7 | Chronology of the sale process after the emergency support had been provided |
Month* | Date | Actions |
September 2007 | 17 | Lloyds TSB withdrew from discussions on Northern Rock. |
| 18 | Northern Rock initiates a revised sale process, retaining responsibility for investigation of the market and communication with possible bidders. |
| 21 | Treasury appoints Goldman Sachs and Slaughter and May as its financial and legal advisers. |
| 25 | Lloyds TSB shows further interest in acquiring Northern Rock but decides not to take it further. |
October 2007 | 9 | Extension of Bank facility and Treasury guarantee arrangements announced. |
| 12 | Northern Rock receives 14 expressions of interest in purchasing Northern Rock or elements of it. |
November 2007 | 2 | Northern Rock issues an Information Memorandum to the interested parties. |
| 16 | Northern Rock receives 10 non-binding bids for the company or elements of it. |
| 19 | The Treasury publishes the Tripartite Authorities' Transaction Principles. |
| 19 | A further run on Northern Rock's retail deposits begins. |
| 26 | Northern Rock announced that it would take forward the Virgin Consortium's bid on an accelerated basis. |
December 2007 | 6 | JC Flowers withdraws from the sale process. |
| 7 | A detailed proposal is received from Olivant. |
| 18 | Further Treasury guarantee arrangements announced. |
| 21 | Northern Rock management presents its own plan for the restructuring of the company. |
January 2008 | 16 | A further proposal is received from Olivant. |
| 21 | A new financing structure is announced, and five companies plus Northern Rock's management team are approached. |
February 2008 | 4 | The Virgin Consortium and Northern Rock's management submit bids for the company.
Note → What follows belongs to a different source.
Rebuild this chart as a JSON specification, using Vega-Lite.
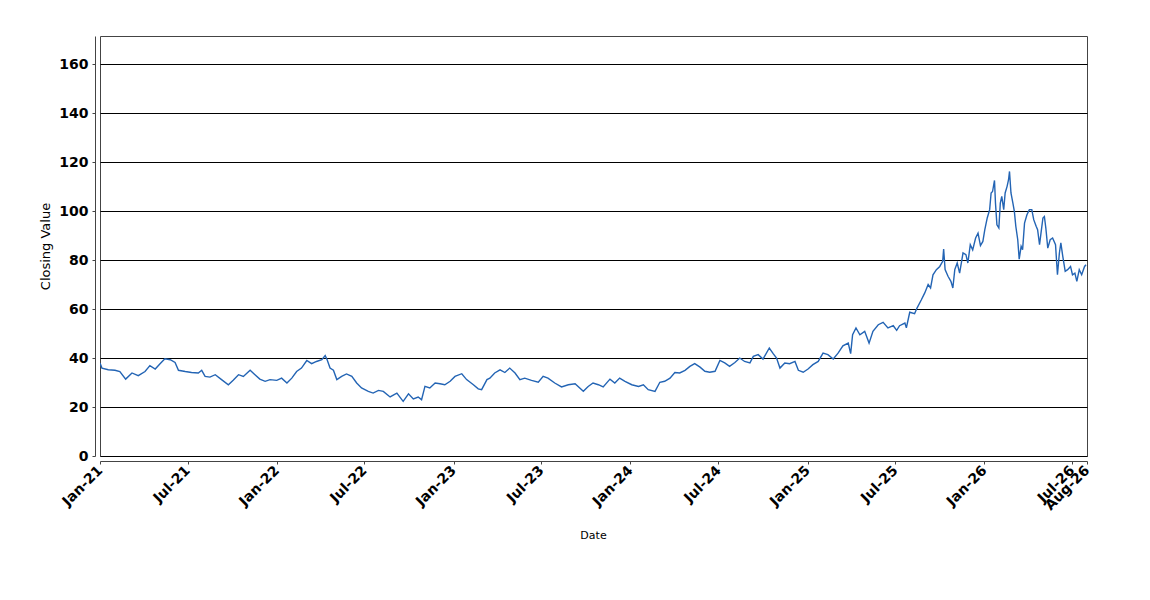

Olivant withdraws from the bidding process. |
| 16 | After consideration of the bids, "final and best" proposals are received from the Virgin Consortium and Northern Rock's management. |
| 17 | The Treasury announces that Northern Rock is to be taken into temporary public ownership. |
Source: National Audit Office analysis of Treasury records | ||
2.24 Figure 8 shows the non-binding proposals received by 16 November 2007. All the proposals for the whole company offered the likelihood of a partial repayment of the emergency support with the remainder repaid as part of a planned reduction in the size of the balance sheet over a three-year period. The proposals also required government support in the form of a continuation of all or part of the guarantee arrangements until the company's credit ratings recovered. The proposals for parts of the company were less developed and the Treasury considered that a disposal of part of the business or certain of its assets would have left lower quality assets with Northern Rock, which would be difficult to sell.
2.25 The initial offers of finance for a sale of the whole company were not regarded by the Tripartite Authorities as attractive. Potential funders' proposals provided for lending against prime residential assets and with a low average loan-to-value ratio. In addition, the proposals were on terms and interest rates which were not compatible with the business plans put forward by the potential bidders. In Goldman Sachs' view, the inability to raise sufficient finance was partly because of serious concerns about Northern Rock's business, but mostly due to the distressed state of the financial markets at the time.
2.26 Nevertheless, the Treasury's initial assessment in November 2007 was that the sale of the whole company was likely to be the best option, with the next best option being public ownership. In response to requests from some bidders for greater clarity on the role and objectives of the Tripartite Authorities in any transaction, the Treasury published a statement of principles on 19 November, as shown in Box 2, explaining how it would approach proposals for the future of the company. The principles stated that the Tripartite Authorities would prefer a sale of the whole company to a partial sale and that bids which minimised public sector funding would be preferred. The Treasury also indicated that if bidders found it difficult to raise finance, a matched amount of public sector funding might be made available on similar terms to any funds raised in the private sector.